### What this task involves
Only lines with the word "code" are needed; collect each of them from the listing below.
◇ ◇ ◇ ◇
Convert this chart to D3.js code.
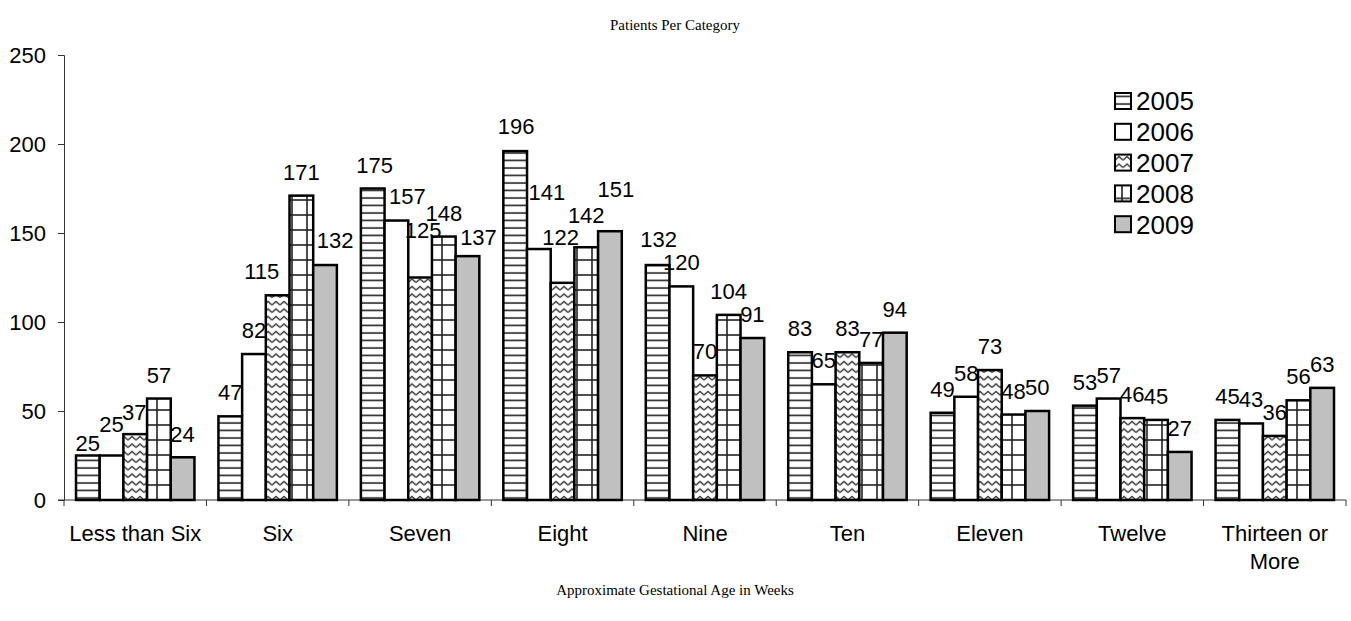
<!DOCTYPE html>
<html>
<head>
<meta charset="utf-8">
<script src="https://cdn.jsdelivr.net/npm/d3@7"></script>
<style>
  body { margin: 0; background: #fff; }
  svg { display: block; }
  .tick-label { font-family: Arial, "Liberation Sans", sans-serif; font-size: 22px; fill: #000; }
  .serif { font-family: "Times New Roman", "Liberation Serif", serif; font-size: 15px; fill: #000; }
</style>
</head>
<body>
<div id="chart"></div>
<script>
// chart data
const categories = ["Less than Six", "Six", "Seven", "Eight", "Nine", "Ten", "Eleven", "Twelve", "Thirteen or More"];
const years = ["2005", "2006", "2007", "2008", "2009"];
const values2005 = [25, 47, 175, 196, 132, 83, 49, 53, 45];
const values2006 = [25, 82, 157, 141, 120, 65, 58, 57, 43];
const values2007 = [37, 115, 125, 122, 70, 83, 73, 46, 36];
const values2008 = [57, 171, 148, 142, 104, 77, 48, 45, 56];
const values2009 = [24, 132, 137, 151, 91, 94, 50, 27, 63];
const yTicks = [0, 50, 100, 150, 200, 250];

const series = [values2005, values2006, values2007, values2008, values2009];

// value labels that sit off their default spot in the original (dx, dy in px)
const labelNudge = {
  "Less than Six|2005": [0, 11], "Less than Six|2006": [0, -8], "Less than Six|2007": [-1, 2],
  "Less than Six|2009": [0, 1],
  "Six|2007": [-16, 0], "Six|2009": [10, -1],
  "Seven|2005": [2, 0], "Seven|2006": [11, -1], "Seven|2007": [3, -24], "Seven|2009": [11, 5],
  "Eight|2005": [1, -1], "Eight|2006": [8, -33], "Eight|2007": [-2, -22], "Eight|2008": [0, -8],
  "Eight|2009": [6, -18],
  "Nine|2005": [1, -2]
};

const width = 1351, height = 621;
const plotLeft = 64, plotRight = 1346, plotTop = 55, plotBottom = 500;

const svg = d3.select("#chart").append("svg")
  .attr("width", width)
  .attr("height", height);

// patterns for each year
const defs = svg.append("defs");

const p05 = defs.append("pattern")
  .attr("id", "pat2005").attr("patternUnits", "userSpaceOnUse")
  .attr("width", 8).attr("height", 7.5);
p05.append("rect").attr("width", 8).attr("height", 7.5).attr("fill", "#fff");
p05.append("line").attr("x1", 0).attr("x2", 8).attr("y1", 3).attr("y2", 3)
  .attr("stroke", "#222").attr("stroke-width", 1.6);

const p07 = defs.append("pattern")
  .attr("id", "pat2007").attr("patternUnits", "userSpaceOnUse")
  .attr("width", 8).attr("height", 7.5);
p07.append("rect").attr("width", 8).attr("height", 7.5).attr("fill", "#fff");
p07.append("path").attr("d", "M0,5 L4,1.5 L8,5")
  .attr("fill", "none").attr("stroke", "#444").attr("stroke-width", 1.4);

const p08 = defs.append("pattern")
  .attr("id", "pat2008").attr("patternUnits", "userSpaceOnUse")
  .attr("width", 15).attr("height", 15);
p08.append("rect").attr("width", 15).attr("height", 15).attr("fill", "#fff");
p08.append("line").attr("x1", 0).attr("x2", 15).attr("y1", 5).attr("y2", 5)
  .attr("stroke", "#222").attr("stroke-width", 1.6);
p08.append("line").attr("x1", 7).attr("x2", 7).attr("y1", 0).attr("y2", 15)
  .attr("stroke", "#222").attr("stroke-width", 1.6);

const fills = ["url(#pat2005)", "#fff", "url(#pat2007)", "url(#pat2008)", "#c0c0c0"];

// scales
const x = d3.scaleBand().domain(categories).range([plotLeft, plotRight]);
const xSub = d3.scaleBand().domain(years).range([12, x.bandwidth() - 12]);
const y = d3.scaleLinear().domain([0, 250]).range([plotBottom, plotTop]);

// y axis
const yAxis = svg.append("g")
  .attr("transform", `translate(${plotLeft},0)`)
  .call(d3.axisLeft(y).tickValues(yTicks).tickSize(6).tickPadding(12));
yAxis.select(".domain").attr("stroke", "#333");
yAxis.selectAll(".tick line").attr("stroke", "#333");
yAxis.selectAll(".tick text").attr("class", "tick-label");
yAxis.attr("font-family", null).attr("font-size", null);

// x axis with ticks at category boundaries
const boundaries = categories.map(c => x(c)).concat([plotRight]);
svg.append("line")
  .attr("x1", plotLeft - 6).attr("x2", plotRight)
  .attr("y1", plotBottom).attr("y2", plotBottom)
  .attr("stroke", "#333");
svg.append("g").selectAll("line")
  .data(boundaries)
  .join("line")
  .attr("x1", d => d).attr("x2", d => d)
  .attr("y1", plotBottom).attr("y2", plotBottom + 6)
  .attr("stroke", "#333");

// category labels (wrap "Thirteen or More")
const catLabel = svg.append("g").selectAll("text")
  .data(categories)
  .join("text")
  .attr("class", "tick-label")
  .attr("text-anchor", "middle")
  .attr("x", d => x(d) + x.bandwidth() / 2)
  .attr("y", 541);
catLabel.each(function(d) {
  const t = d3.select(this);
  const lines = d === "Thirteen or More" ? ["Thirteen or", "More"] : [d];
  lines.forEach((ln, i) => {
    t.append("tspan")
      .attr("x", x(d) + x.bandwidth() / 2)
      .attr("dy", i === 0 ? 0 : 28)
      .text(ln);
  });
});

// bars
const barData = [];
categories.forEach((c, ci) => {
  years.forEach((yr, si) => {
    barData.push({ cat: c, year: yr, si: si, value: series[si][ci] });
  });
});

svg.append("g").selectAll("rect")
  .data(barData)
  .join("rect")
  .attr("x", d => x(d.cat) + xSub(d.year))
  .attr("y", d => y(d.value))
  .attr("width", xSub.bandwidth())
  .attr("height", d => y(0) - y(d.value))
  .attr("fill", d => fills[d.si])
  .attr("stroke", "#000")
  .attr("stroke-width", 2.5);

// value labels
const nudge = d => labelNudge[d.cat + "|" + d.year] || [0, 0];
svg.append("g").selectAll("text")
  .data(barData)
  .join("text")
  .attr("class", "tick-label")
  .attr("text-anchor", "middle")
  .attr("x", d => x(d.cat) + xSub(d.year) + xSub.bandwidth() / 2 + nudge(d)[0])
  .attr("y", d => y(d.value) - 16 + nudge(d)[1])
  .text(d => d.value);

// titles
svg.append("text")
  .attr("class", "serif")
  .attr("text-anchor", "middle")
  .attr("x", 675).attr("y", 30)
  .text("Patients Per Category");
svg.append("text")
  .attr("class", "serif")
  .attr("text-anchor", "middle")
  .attr("x", 675).attr("y", 595)
  .text("Approximate Gestational Age in Weeks");

// legend
const legend = svg.append("g").selectAll("g")
  .data(years)
  .join("g")
  .attr("transform", (d, i) => `translate(1115,${101 + i * 30.8})`);
legend.append("rect")
  .attr("x", 0).attr("y", -8)
  .attr("width", 16).attr("height", 16)
  .attr("fill", (d, i) => fills[i])
  .attr("stroke", "#000")
  .attr("stroke-width", 2);
legend.append("text")
  .attr("x", 21).attr("y", 0)
  .attr("dy", "0.36em")
  .attr("font-family", "Arial, 'Liberation Sans', sans-serif")
  .attr("font-size", 26)
  .text(d => d);
</script>
</body>
</html>
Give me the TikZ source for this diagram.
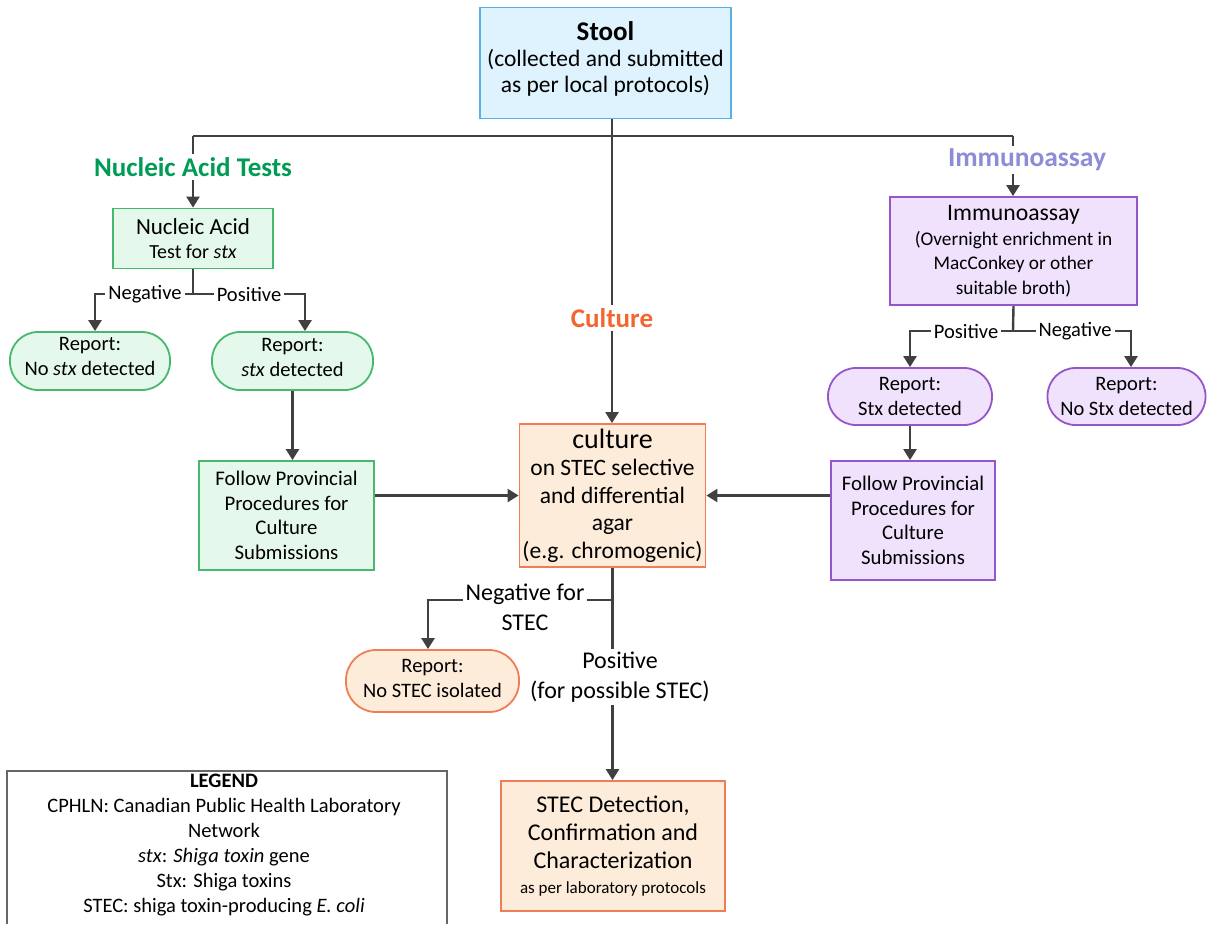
\documentclass[tikz,border=0pt]{standalone}
\usepackage{fontspec}
\setmainfont{Carlito}
\usetikzlibrary{arrows.meta}
\pgfdeclarelayer{bg}
\pgfsetlayers{bg,main}
\definecolor{stoolfill}{RGB}{222,243,253}
\definecolor{stooldraw}{RGB}{85,178,228}
\definecolor{grfill}{RGB}{229,248,236}
\definecolor{grdraw}{RGB}{70,185,110}
\definecolor{grtext}{RGB}{0,155,85}
\definecolor{orfill}{RGB}{253,236,218}
\definecolor{ordraw}{RGB}{240,125,85}
\definecolor{ortext}{RGB}{242,102,48}
\definecolor{pufill}{RGB}{240,226,252}
\definecolor{pudraw}{RGB}{150,85,200}
\definecolor{putext}{RGB}{140,140,215}
\definecolor{linec}{RGB}{64,64,64}
\newcommand\fsz[2]{\fontsize{#1}{#2}\selectfont}
\begin{document}
\begin{tikzpicture}[x=1pt,y=-1pt,
  conn/.style={draw=linec, line width=2.4pt},
  arr/.style={conn, -{Triangle[width=13pt,length=11pt]}},
  box/.style={rectangle, draw, line width=1.8pt, align=center, inner sep=0pt},
  rep/.style={box, rounded corners=28pt},
  lbl/.style={fill=white, inner sep=3pt, align=center},
  stoolbox/.style={box, draw=stooldraw, fill=stoolfill},
  grbox/.style={box, draw=grdraw, fill=grfill},
  orbox/.style={box, draw=ordraw, fill=orfill},
  pubox/.style={box, draw=pudraw, fill=pufill},
  grrep/.style={rep, draw=grdraw, fill=grfill},
  orrep/.style={rep, draw=ordraw, fill=orfill},
  purep/.style={rep, draw=pudraw, fill=pufill},
  reptext/.style={label={[align=center, font=\fsz{20.5}{25}, yshift=#1]center:\replabel}},
]
\useasboundingbox (0,0) rectangle (1207,924);

% boxes
\node[stoolbox, minimum width=251pt, minimum height=111pt,
  label={[align=center, font=\fsz{23.5}{26}, yshift=4pt]center:{{\fsz{27}{30}\bfseries Stool}\\(collected and submitted\\as per local protocols)}}] (stool) at (605.5,63) {};

\node[lbl, text=grtext, font=\fsz{27}{30}\bfseries] (nat) at (193,167) {Nucleic Acid Tests};
\node[grbox, minimum width=160pt, minimum height=60pt, font=\fsz{20}{24}] (na) at (193,238.5)
  {{\fsz{23}{24}Nucleic Acid}\\Test for \textit{stx}};
\node[lbl, font=\fsz{20.5}{24}] (nneg) at (145,294) {Negative};
\node[lbl, font=\fsz{20.5}{24}] (npos) at (249,294) {Positive};
\node[grrep, minimum width=160pt, minimum height=58pt,
  label={[align=center, font=\fsz{20.5}{25}, yshift=5pt]center:{Report:\\No \textit{stx} detected}}] (rnostx) at (90,361) {};
\node[grrep, minimum width=161pt, minimum height=58pt,
  label={[align=center, font=\fsz{20.5}{25}, yshift=4pt]center:{Report:\\\textit{stx} detected}}] (rstx) at (292.5,361) {};
\node[grbox, minimum width=175pt, minimum height=109pt, font=\fsz{20.8}{24.5}] (followL) at (286.5,515.5)
  {Follow Provincial\\Procedures for\\Culture\\Submissions};

\node[lbl, text=ortext, font=\fsz{27}{30}\bfseries] (cul) at (612,318) {Culture};
\node[orbox, minimum width=186pt, minimum height=143pt, font=\fsz{23.5}{27.5}] (culture) at (612.5,495.5)
  {{\fsz{28}{28}culture}\\on STEC selective\\and differential\\agar\\(e.g. chromogenic)};

\node[lbl, text=putext, font=\fsz{27.5}{30}\bfseries] (ial) at (1027,160) {Immunoassay};
\node[pubox, minimum width=247pt, minimum height=108pt, font=\fsz{19.3}{24.5}] (ia) at (1013.5,251)
  {{\fsz{23.7}{26}Immunoassay}\\(Overnight enrichment in\\MacConkey or other\\suitable broth)};
\node[lbl, font=\fsz{20.5}{24}] (ipos) at (966,331) {Positive};
\node[lbl, font=\fsz{20.5}{24}] (ineg) at (1075,331) {Negative};
\node[purep, minimum width=164pt, minimum height=57pt, font=\fsz{20.5}{24.5}] (rStx) at (910,396.5)
  {Report:\\Stx detected};
\node[purep, minimum width=158pt, minimum height=57pt, font=\fsz{20.5}{24.5}] (rNoStx) at (1126.5,396.5)
  {Report:\\No Stx detected};
\node[pubox, minimum width=164pt, minimum height=119pt, font=\fsz{20.8}{24.5}] (followR) at (913,520.5)
  {Follow Provincial\\Procedures for\\Culture\\Submissions};

\node[lbl, font=\fsz{24}{30}] (nsl) at (525,607) {Negative for\\STEC};
\node[orrep, minimum width=173pt, minimum height=62pt, rounded corners=30pt,
  label={[align=center, font=\fsz{20.5}{25}, yshift=3pt]center:{Report:\\No STEC isolated}}] (rNoSTEC) at (432.5,681) {};
\node[lbl, font=\fsz{24}{30}] (psl) at (620,677) {Positive\\(for possible STEC)};
\node[orbox, minimum width=224pt, minimum height=130pt, font=\fsz{24}{28}] (stec) at (613,846)
  {STEC Detection,\\Confirmation and\\Characterization\\[-3pt]{\fsz{17}{22}as per laboratory protocols}};

% legend
\node[align=center, font=\fsz{20.5}{25}] (leg) at (224,845.5)
  {\textbf{LEGEND}\\CPHLN: Canadian Public Health Laboratory\\Network\\\textit{stx}: \textit{Shiga toxin} gene\\Stx: Shiga toxins\\STEC: shiga toxin-producing \textit{E.\ coli}};
\coordinate (lgA) at (7,924);
\coordinate (lgB) at (7,771);
\coordinate (lgC) at (447,771);
\coordinate (lgD) at (447,924);
\draw[draw=linec!80, line width=1.5pt] (lgA) -- (lgB) -- (lgC) -- (lgD);

% connectors
\coordinate (hb) at (612,136);
\coordinate (hl) at (193,136);
\coordinate (hr) at (1013,136);
\coordinate (nab) at (193,294);
\coordinate (nbl) at (95,294);
\coordinate (nbr) at (305,294);
\coordinate (iab) at (1013,331);
\coordinate (ibl) at (910,331);
\coordinate (ibr) at (1131,331);
\coordinate (cb) at (612,600);
\coordinate (cl) at (428,600);
\begin{pgfonlayer}{bg}
\draw[conn] (hb |- stool.south) -- (hb);
\draw[conn] (hl) -- (hr);
\draw[arr] (hl) -- (hl |- na.north);
\draw[arr] (hb) -- (hb |- culture.north);
\draw[arr] (hr) -- (hr |- ia.north);
\draw[conn] (na.south) -- (nab);
\draw[arr] (nab) -- (nbl) -- (nbl |- rnostx.north);
\draw[arr] (nab) -- (nbr) -- (nbr |- rstx.north);
\draw[arr] (rstx.south) -- (rstx.south |- followL.north);
\draw[arr] (followL.east |- culture.west) -- (culture.west);
\draw[arr] (followR.west |- culture.east) -- (culture.east);
\draw[conn] (ia.south) -- (iab);
\draw[arr] (iab) -- (ibl) -- (ibl |- rStx.north);
\draw[arr] (iab) -- (ibr) -- (ibr |- rNoStx.north);
\draw[arr] (rStx.south) -- (rStx.south |- followR.north);
\draw[arr] (culture.south) -- (culture.south |- stec.north);
\draw[arr] (cb) -- (cl) -- (cl |- rNoSTEC.north);
\end{pgfonlayer}
\end{tikzpicture}
\end{document}
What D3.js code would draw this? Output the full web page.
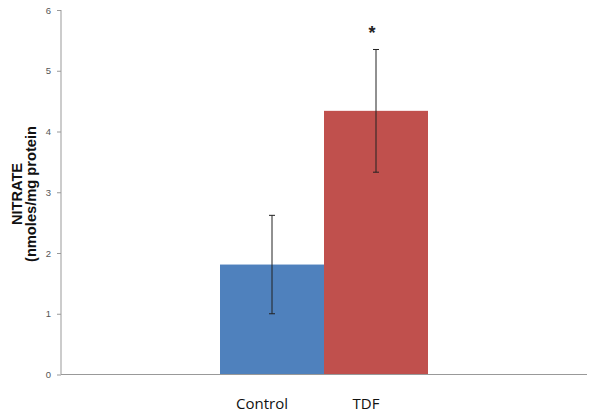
<!DOCTYPE html>
<html>
<head>
<meta charset="utf-8">
<script src="https://cdn.jsdelivr.net/npm/d3@7"></script>
<style>
  body { margin: 0; background: #fff; }
  svg { display: block; }
</style>
</head>
<body>
<svg id="chart" width="600" height="415"></svg>
<script>
// data
var groups = ["Control", "TDF"];
var means = [1.81, 4.34];
var errors = [0.81, 1.01];
var marks = ["", "*"];
var colors = ["#4F81BD", "#C0504D"];
var yTicks = [0, 1, 2, 3, 4, 5, 6];

var svg = d3.select('#chart');

var plot = {l: 61, r: 587, t: 10, b: 374.5};

var xScale = d3.scaleBand()
    .domain(groups)
    .range([220, 428])
    .padding(0);

var yScale = d3.scaleLinear()
    .domain([0, 6])
    .range([plot.b, plot.t]);

// bars
svg.selectAll('.bar')
    .data(groups)
    .enter()
    .append('rect')
    .attr('class', 'bar')
    .attr('x', function(d){ return xScale(d); })
    .attr('width', xScale.bandwidth())
    .attr('y', function(d, i){ return yScale(means[i]); })
    .attr('height', function(d, i){ return yScale(0) - yScale(means[i]); })
    .style('fill', function(d, i){ return colors[i]; });

// error bars
var errG = svg.selectAll('.err')
    .data(groups)
    .enter()
    .append('g')
    .attr('class', 'err')
    .attr('transform', function(d){
        return 'translate(' + (xScale(d) + xScale.bandwidth() / 2) + ',0)';
    })
    .style('stroke', '#222')
    .style('stroke-width', 1);

errG.append('line')
    .attr('y1', function(d, i){ return yScale(means[i] + errors[i]); })
    .attr('y2', function(d, i){ return yScale(means[i] - errors[i]); });
errG.append('line')
    .attr('x1', -3).attr('x2', 3)
    .attr('y1', function(d, i){ return yScale(means[i] + errors[i]); })
    .attr('y2', function(d, i){ return yScale(means[i] + errors[i]); });
errG.append('line')
    .attr('x1', -3).attr('x2', 3)
    .attr('y1', function(d, i){ return yScale(means[i] - errors[i]); })
    .attr('y2', function(d, i){ return yScale(means[i] - errors[i]); });

// significance mark
svg.selectAll('.mark')
    .data(groups)
    .enter()
    .append('text')
    .attr('class', 'mark')
    .attr('x', function(d){ return xScale(d) + xScale.bandwidth() / 2 - 4; })
    .attr('y', function(d, i){ return yScale(means[i] + errors[i]) - 10; })
    .attr('text-anchor', 'middle')
    .style('font-family', 'Liberation Sans, Arial, sans-serif')
    .style('font-weight', 'bold')
    .style('font-size', '18px')
    .style('fill', '#222')
    .text(function(d, i){ return marks[i]; });

// y axis
var yAxis = d3.axisLeft(yScale)
    .tickValues(yTicks)
    .tickSize(4)
    .tickPadding(6)
    .tickFormat(d3.format('d'));

var yG = svg.append('g')
    .attr('transform', 'translate(' + plot.l + ',0)')
    .call(yAxis);
yG.select('.domain').attr('d', 'M0,' + plot.t + 'V' + plot.b).style('stroke', '#999');
yG.selectAll('.tick line').style('stroke', '#999');
yG.selectAll('.tick text')
    .style('font-family', 'Liberation Sans, Arial, sans-serif')
    .style('font-size', '9.5px')
    .style('fill', '#555');

// x axis line
svg.append('line')
    .attr('x1', plot.l).attr('x2', plot.r)
    .attr('y1', yScale(0)).attr('y2', yScale(0))
    .style('stroke', '#999');

// category labels
svg.selectAll('.cat')
    .data(groups)
    .enter()
    .append('text')
    .attr('class', 'cat')
    .attr('x', function(d){ return xScale(d) + xScale.bandwidth() / 2 - 10; })
    .attr('y', 409)
    .attr('text-anchor', 'middle')
    .style('font-family', 'Open Sans, sans-serif')
    .style('font-size', '15px')
    .style('fill', '#111')
    .text(function(d){ return d; });

// y title
var title = svg.append('text')
    .attr('transform', 'translate(22,194) rotate(-90)')
    .attr('text-anchor', 'middle')
    .style('font-family', 'Liberation Sans, Arial, sans-serif')
    .style('font-weight', 'bold')
    .style('font-size', '15px')
    .style('fill', '#111');
title.append('tspan').attr('x', 0).attr('dy', 0)
    .attr('textLength', 62).attr('lengthAdjust', 'spacingAndGlyphs')
    .text('NITRATE');
title.append('tspan').attr('x', 0).attr('dy', 14)
    .attr('textLength', 136).attr('lengthAdjust', 'spacingAndGlyphs')
    .text('(nmoles/mg protein');
</script>
</body>
</html>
◇ ◇ ◇ ◇
### Task output
Convert this chart to D3.js code.
What D3.js code would draw this? Output the full web page.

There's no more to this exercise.